As medidas socioeducativas em meio aberto são regulamentadas pelo Sinase (Sistema Nacional de Atendimento Socioeducativo) – Lei 12.594/2012 – e destinadas a adolescentes que cometem atos infracionais, exceto nos casos de grave ameaça ou violência à pessoa, quando o menor deverá ser internado em unidade da Fundação Casa mais próxima de seu local de residência.

A lei determina que os programas de atendimento socioeducativo devem oferecer desde programa psicossocial até auxílio de equipe multiprofissional com perfil capaz de acolher e acompanhar os adolescentes e suas famílias em suas demandas. Na prática, entretanto, faltam recursos adequados, profissionais e o acompanhamento necessário.

“Os programas sozinhos não podem fazer milagre. Eles precisam de número adequado de profissionais, de apoio das áreas de Educação, Saúde, Assistência Social, escolas técnicas, de projetos de estágios e aprendizagem e programas de bolsas de estudos”, considera o advogado e coordenador da Comissão da Infância e Juventude do Condepe (Conselho Estadual de Direitos Humanos), Ariel de Castro Alves. Além disso, a efetividade do trabalho depende do acompanhamento dos jovens. “Muitas vezes o jovem diz aos educadores que está estudando e trabalhando, quando na verdade está envolvido em crimes e com drogas”, completa.

“As medidas socioeducativas fazem diferença, mesmo que demore, uma hora entra na cabeça deles que a vida não é o que eles pensam. Só que não é tão rápido, infelizmente leva muito tempo para funcionar”, destaca Ana (fictício), 62, a respeito da neta, Júlia (fictício), 18, mulher de João, também com quatro passagens pela Fundação Casa e que hoje cumpre medida socioeducativa. “Agora ela terá oportunidade”, confia a avó.

Em sua última reclusão, Júlia passou um ano e oito dias na Fundação Casa de Pirituba, na Capital. “Ficar tanto tempo longe das pessoas que amo mexeu profundamente comigo. Quando sai, cumpri a liberdade assistida e, aos poucos, fui vendo que eu não queria mais aquela vida para mim”, observa a jovem, grávida de 7 meses. “Hoje, a única coisa que penso é que quero dar uma vida diferente ao meu filho. Quero que ele seja criança, que brinque, seja feliz e jamais, nunca nessa vida, faça as besteiras que eu e seu pai cometemos”, comenta.

 

Taxa de reincidência de adolescentes é de 20%

De acordo com a Fundação Casa, as medidas socioeducativas em meio aberto tendem a diminuir a reincidências dos jovens ao crime. Dados da instituição apontam que a taxa de menores que voltam para o mundo do crime é de 20%.
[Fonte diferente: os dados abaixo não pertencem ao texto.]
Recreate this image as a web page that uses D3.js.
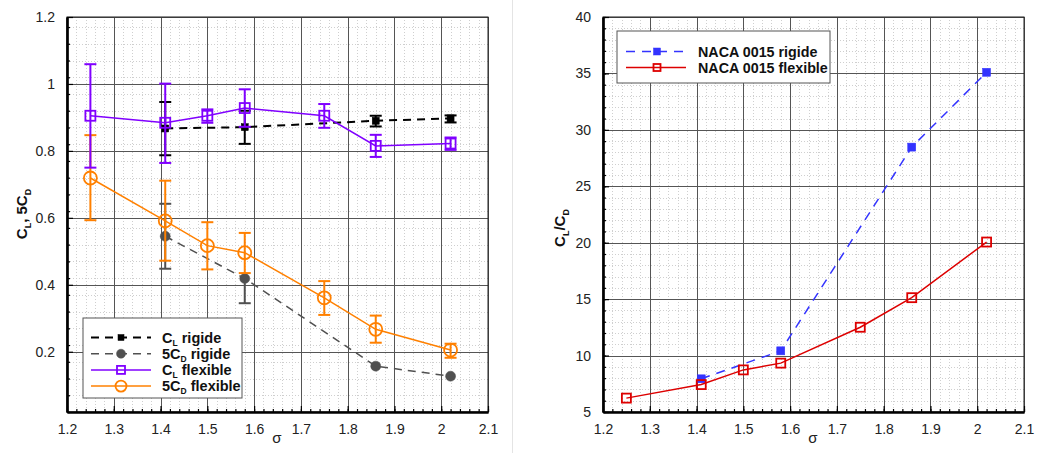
<!DOCTYPE html>
<html><head><meta charset="utf-8">
<script src="https://cdn.jsdelivr.net/npm/d3@7"></script>
<style>
body{margin:0;background:#fff;}
text{font-family:"Liberation Sans",Arial,sans-serif;}
</style></head>
<body><svg id="c" width="1039" height="453"></svg>
<script>
// ---- Data ----
const sigmaFlex = [1.25, 1.41, 1.5, 1.58, 1.75, 1.86, 2.02];
const sigmaRigid = [1.41, 1.58, 1.86, 2.02];
const clRigid = [0.867, 0.871, 0.890, 0.897];
const clRigidLo = [0.787, 0.821, 0.873, 0.885];
const clRigidHi = [0.946, 0.920, 0.905, 0.906];
const cdRigid = [0.545, 0.419, 0.157, 0.127];
const cdRigidLo = [0.448, 0.345, 0.157, 0.127];
const cdRigidHi = [0.642, 0.419, 0.157, 0.127];
const clFlex = [0.905, 0.884, 0.905, 0.928, 0.905, 0.815, 0.822];
const clFlexLo = [0.750, 0.764, 0.884, 0.872, 0.869, 0.782, 0.803];
const clFlexHi = [1.059, 1.001, 0.924, 0.984, 0.940, 0.848, 0.840];
const cdFlex = [0.719, 0.591, 0.517, 0.496, 0.361, 0.267, 0.205];
const cdFlexLo = [0.593, 0.472, 0.446, 0.435, 0.310, 0.227, 0.182];
const cdFlexHi = [0.847, 0.711, 0.587, 0.555, 0.411, 0.308, 0.224];
const ldRigid = [7.94, 10.42, 28.47, 35.1];
const ldFlex = [6.23, 7.43, 8.73, 9.33, 12.51, 15.13, 20.06];
const xTicks = [1.2, 1.3, 1.4, 1.5, 1.6, 1.7, 1.8, 1.9, 2, 2.1];
const yTicksL = [0.2, 0.4, 0.6, 0.8, 1, 1.2];
const yTicksR = [5, 10, 15, 20, 25, 30, 35, 40];

const svg = d3.select("#c");
const PURPLE = "#8000ff", ORANGE = "#ff8000", BLACK = "#000", GREY = "#505050", BLUE = "#3333ff", RED = "#dd0000";

svg.append("line").attr("x1",512.5).attr("x2",512.5).attr("y1",0).attr("y2",453).attr("stroke","#e4e4e4");

function panel(cfg){
  const g = svg.append("g");
  const x = d3.scaleLinear().domain([1.2,2.1]).range([cfg.x0,cfg.x1]);
  const y = d3.scaleLinear().domain(cfg.yDom).range([cfg.y1,cfg.y0]);
  const xm = d3.range(1.2,2.1001,0.02);
  const ym = d3.range(cfg.yDom[0],cfg.yDom[1]+1e-6,cfg.yMinor);
  g.selectAll(".xm").data(xm).join("line")
    .attr("x1",d=>Math.round(x(d))+0.5).attr("x2",d=>Math.round(x(d))+0.5)
    .attr("y1",cfg.y0).attr("y2",cfg.y1).attr("stroke","#cfcfcf").attr("stroke-dasharray","1,2");
  g.selectAll(".ym").data(ym).join("line")
    .attr("y1",d=>Math.round(y(d))+0.5).attr("y2",d=>Math.round(y(d))+0.5)
    .attr("x1",cfg.x0).attr("x2",cfg.x1).attr("stroke","#cfcfcf").attr("stroke-dasharray","1,2");
  g.selectAll(".xg").data(xTicks).join("line")
    .attr("x1",d=>Math.round(x(d))+0.5).attr("x2",d=>Math.round(x(d))+0.5)
    .attr("y1",cfg.y0).attr("y2",cfg.y1).attr("stroke","#555");
  g.selectAll(".yg").data(cfg.yTicks).join("line")
    .attr("y1",d=>Math.round(y(d))+0.5).attr("y2",d=>Math.round(y(d))+0.5)
    .attr("x1",cfg.x0).attr("x2",cfg.x1).attr("stroke","#555");
  g.append("rect").attr("x",cfg.x0).attr("y",cfg.y0).attr("width",cfg.x1-cfg.x0).attr("height",cfg.y1-cfg.y0)
    .attr("fill","none").attr("stroke","#222").attr("stroke-width",1);
  const fmt = d=>String(+d.toFixed(2));
  const bx = g.append("g").attr("transform",`translate(0,${cfg.y1})`)
    .call(d3.axisBottom(x).tickValues(xTicks).tickFormat(fmt).tickSizeInner(-6).tickSizeOuter(0).tickPadding(12));
  const bxm = g.append("g").attr("transform",`translate(0,${cfg.y1})`)
    .call(d3.axisBottom(x).tickValues(xm).tickFormat("").tickSizeInner(-3).tickSizeOuter(0));
  const ly = g.append("g").attr("transform",`translate(${cfg.x0},0)`)
    .call(d3.axisLeft(y).tickValues(cfg.yTicks).tickFormat(fmt).tickSizeInner(-6).tickSizeOuter(0).tickPadding(12));
  const lym = g.append("g").attr("transform",`translate(${cfg.x0},0)`)
    .call(d3.axisLeft(y).tickValues(ym).tickFormat("").tickSizeInner(-3).tickSizeOuter(0));
  [bx,bxm,ly,lym].forEach(a=>{
    a.select(".domain").attr("stroke","#000").attr("stroke-width",2.2);
    a.selectAll(".tick line").attr("stroke","#000").attr("stroke-width",1.2);
    a.selectAll("text").attr("font-size",14).attr("fill","#222");
  });
  return {g,x,y};
}

function series(p, xs, ys, opt){
  const line = d3.line().x((d,i)=>p.x(xs[i])).y(d=>p.y(d));
  p.g.append("path").datum(ys).attr("d",line).attr("fill","none").attr("stroke",opt.color)
    .attr("stroke-width",opt.width||1.5).attr("stroke-dasharray",opt.dash||null);
  if(opt.lo){
    const eg = p.g.append("g").attr("stroke",opt.color).attr("stroke-width",2);
    xs.forEach((xv,i)=>{
      const cx = p.x(xv);
      if(opt.hi[i]-opt.lo[i] < 0.001) return;
      eg.append("line").attr("x1",cx).attr("x2",cx).attr("y1",p.y(opt.lo[i])).attr("y2",p.y(opt.hi[i]));
      if(opt.lo[i] < ys[i]-0.001)
        eg.append("line").attr("x1",cx-6).attr("x2",cx+6).attr("y1",p.y(opt.lo[i])).attr("y2",p.y(opt.lo[i]));
      if(opt.hi[i] > ys[i]+0.001)
        eg.append("line").attr("x1",cx-6).attr("x2",cx+6).attr("y1",p.y(opt.hi[i])).attr("y2",p.y(opt.hi[i]));
    });
  }
  xs.forEach((xv,i)=>marker(p.g, p.x(xv), p.y(ys[i]), opt));
}
function marker(g, cx, cy, opt){
  const s = opt.size;
  if(opt.shape==="square"){
    g.append("rect").attr("x",cx-s/2).attr("y",cy-s/2).attr("width",s).attr("height",s)
      .attr("fill",opt.fill?opt.color:"none").attr("stroke",opt.color).attr("stroke-width",opt.fill?0.5:1.8);
  } else {
    g.append("circle").attr("cx",cx).attr("cy",cy).attr("r",s/2)
      .attr("fill",opt.fill?opt.color:"none").attr("stroke",opt.color).attr("stroke-width",opt.fill?0.5:1.8);
  }
}

// ---- Left panel ----
const L = panel({x0:67,x1:488,y0:17,y1:412,yDom:[0.02,1.2],yMinor:0.05,yTicks:yTicksL});
const optCLr = {color:BLACK,dash:"8,6",shape:"square",size:7,fill:true,width:2,lo:clRigidLo,hi:clRigidHi};
const optCDr = {color:GREY,dash:"8,6",shape:"circle",size:10,fill:true,width:1.5,lo:cdRigidLo,hi:cdRigidHi};
const optCLf = {color:PURPLE,shape:"square",size:10,fill:false,width:1.5,lo:clFlexLo,hi:clFlexHi};
const optCDf = {color:ORANGE,shape:"circle",size:13,fill:false,width:1.5,lo:cdFlexLo,hi:cdFlexHi};
series(L, sigmaRigid, cdRigid, optCDr);
series(L, sigmaFlex, cdFlex, optCDf);
series(L, sigmaRigid, clRigid, optCLr);
series(L, sigmaFlex, clFlex, optCLf);

const lg = L.g.append("g");
lg.append("rect").attr("x",83).attr("y",318).attr("width",159).attr("height",80).attr("fill","#fff").attr("stroke","#555");
const legL = [
  {o:optCLr, a:"C", sub:"L", b:" rigide"},
  {o:optCDr, a:"5C", sub:"D", b:" rigide"},
  {o:optCLf, a:"C", sub:"L", b:" flexible"},
  {o:optCDf, a:"5C", sub:"D", b:" flexible"}
];
legL.forEach((e,i)=>{
  const yy = 337.5 + i*16.2;
  lg.append("line").attr("x1",91).attr("x2",151).attr("y1",yy).attr("y2",yy).attr("stroke",e.o.color)
    .attr("stroke-width",e.o.width).attr("stroke-dasharray",e.o.dash||null);
  marker(lg,121,yy,Object.assign({},e.o,{size:e.o.shape==="circle"?(e.o.fill?9:11):(e.o.fill?6:8)}));
  const t = lg.append("text").attr("x",162).attr("y",yy+5).attr("font-size",14.5).attr("font-weight","bold").attr("fill","#111");
  t.append("tspan").text(e.a);
  t.append("tspan").attr("font-size",8.5).attr("dy",3).text(e.sub);
  t.append("tspan").attr("dy",-3).text(e.b);
});

const ylab = svg.append("text").attr("transform","translate(27,214) rotate(-90)").attr("text-anchor","middle")
  .attr("font-size",15).attr("font-weight","bold").attr("fill","#111");
ylab.append("tspan").text("C");
ylab.append("tspan").attr("font-size",9).attr("dy",4).text("L");
ylab.append("tspan").attr("dy",-4).text(", 5C");
ylab.append("tspan").attr("font-size",9).attr("dy",4).text("D");
svg.append("text").attr("x",277).attr("y",443).attr("text-anchor","middle").attr("font-size",15).attr("fill","#222").text("σ");

// ---- Right panel ----
const R = panel({x0:603,x1:1024,y0:17,y1:412,yDom:[5,40],yMinor:1,yTicks:yTicksR});
const optLDr = {color:BLUE,dash:"9,7",shape:"square",size:8,fill:true,width:1.5};
const optLDf = {color:RED,shape:"square",size:9,fill:false,width:1.5};
series(R, sigmaRigid, ldRigid, optLDr);
series(R, sigmaFlex, ldFlex, optLDf);

const rg = R.g.append("g");
rg.append("rect").attr("x",617).attr("y",31).attr("width",213).attr("height",52).attr("fill","#fff").attr("stroke","#555");
[{o:optLDr,t:"NACA 0015 rigide"},{o:optLDf,t:"NACA 0015 flexible"}].forEach((e,i)=>{
  const yy = 51.5 + i*16;
  rg.append("line").attr("x1",626).attr("x2",686).attr("y1",yy).attr("y2",yy).attr("stroke",e.o.color)
    .attr("stroke-width",e.o.width).attr("stroke-dasharray",e.o.dash||null);
  marker(rg,657,yy,Object.assign({},e.o,{size:7}));
  rg.append("text").attr("x",698).attr("y",yy+5).attr("font-size",14.3).attr("font-weight","bold").attr("fill","#111").text(e.t);
});

const rlab = svg.append("text").attr("transform","translate(565,228) rotate(-90)").attr("text-anchor","middle")
  .attr("font-size",15).attr("font-weight","bold").attr("fill","#111");
rlab.append("tspan").text("C");
rlab.append("tspan").attr("font-size",9).attr("dy",4).text("L");
rlab.append("tspan").attr("dy",-4).text("/C");
rlab.append("tspan").attr("font-size",9).attr("dy",4).text("D");
svg.append("text").attr("x",813).attr("y",443).attr("text-anchor","middle").attr("font-size",15).attr("fill","#222").text("σ");
</script></body></html>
Para o advogado e coordenador da Comissão da Infância e Juventude do Condepe (Conselho Estadual de Direitos Humanos), Ariel de Castro Alves, entretanto, o índice de jovens que retorna para o crime ao invés de mudar de vida poderia chegar a 10%, caso houvesse investimento nos programas de reinserção social mantidos pelas prefeituras.

Entre as sete cidades, São Bernardo concentra o maior número de menores em programas de reinserção social – 194. Na sequência, aparecem Santo André (68), São Caetano (30) e Ribeirão Pires (três).

Já em relação aos jovens internados nas sete unidades da região, o número era de 391 em 2017, índice 7,12% maior do que em 2016. A única unidade de semiliberdade fica em São Bernardo e pode atender 20 jovens, no entanto, concentrava 24 no ano passado.

 

Longe do crime, casal planeja vida nova com a chegada de bebê

Júlia (fictício), 18, e João (fictício), 19, se conheceram no mundo do crime e contaram com a ajuda de surpresa inesperada para decidir mudar de vida. Os dois acreditam que a gravidez de Júlia, hoje com 7 meses de gestação, foi um presente, que os fez despertar para uma nova trajetória, longe das drogas, do tráfico e do roubo.

Com sorriso largo e brincalhão, João revela que conheceu as drogas aos 12 anos, pouco antes de ser incentivado a praticar roubos. “Meus amigos me chamaram para meter um BO (roubar, na gíria do crime). Lembro quando assaltamos os comércios de uma avenida inteira. Quando conheci o tráfico, vi que podia ter grana fácil. Só que tive consequências por conta desse deslumbre”, diz.

Ao lembrar das internações na Fundação Casa, ele diz que se arrepende. “Dormia no chão, me deixavam sem comer, sem banho, no frio. Para que passar por isso se posso viver livre? Cansei de correr de polícia, de ter medo e de ver minha mãe chorar”, ressalta João.

 

SONHO

Já Júlia revela sonho de ser estilista. Filha de pais separados, ela passou a viver com o pai e a madrasta aos 5 anos. A jovem se recorda de ir, diariamente, com o pai a beco, onde ele dizia que buscava remédio para dor de cabeça enquanto consumia cocaína. “Quando estava com 10 anos briguei com minha madrasta e meu pai me bateu demais. Estava com dor de cabeça, fui ao armário dele e encontrei o remédio. Usei tudo. Fiquei quase um dia inteiro alucinada. O desastre da minha vida começou ali.” Aos 11, ela passou a traficar e a roubar. “Naquela época estava com a cabeça virada. Saíamos da Fundação Casa revoltados. Não queria saber de nada.”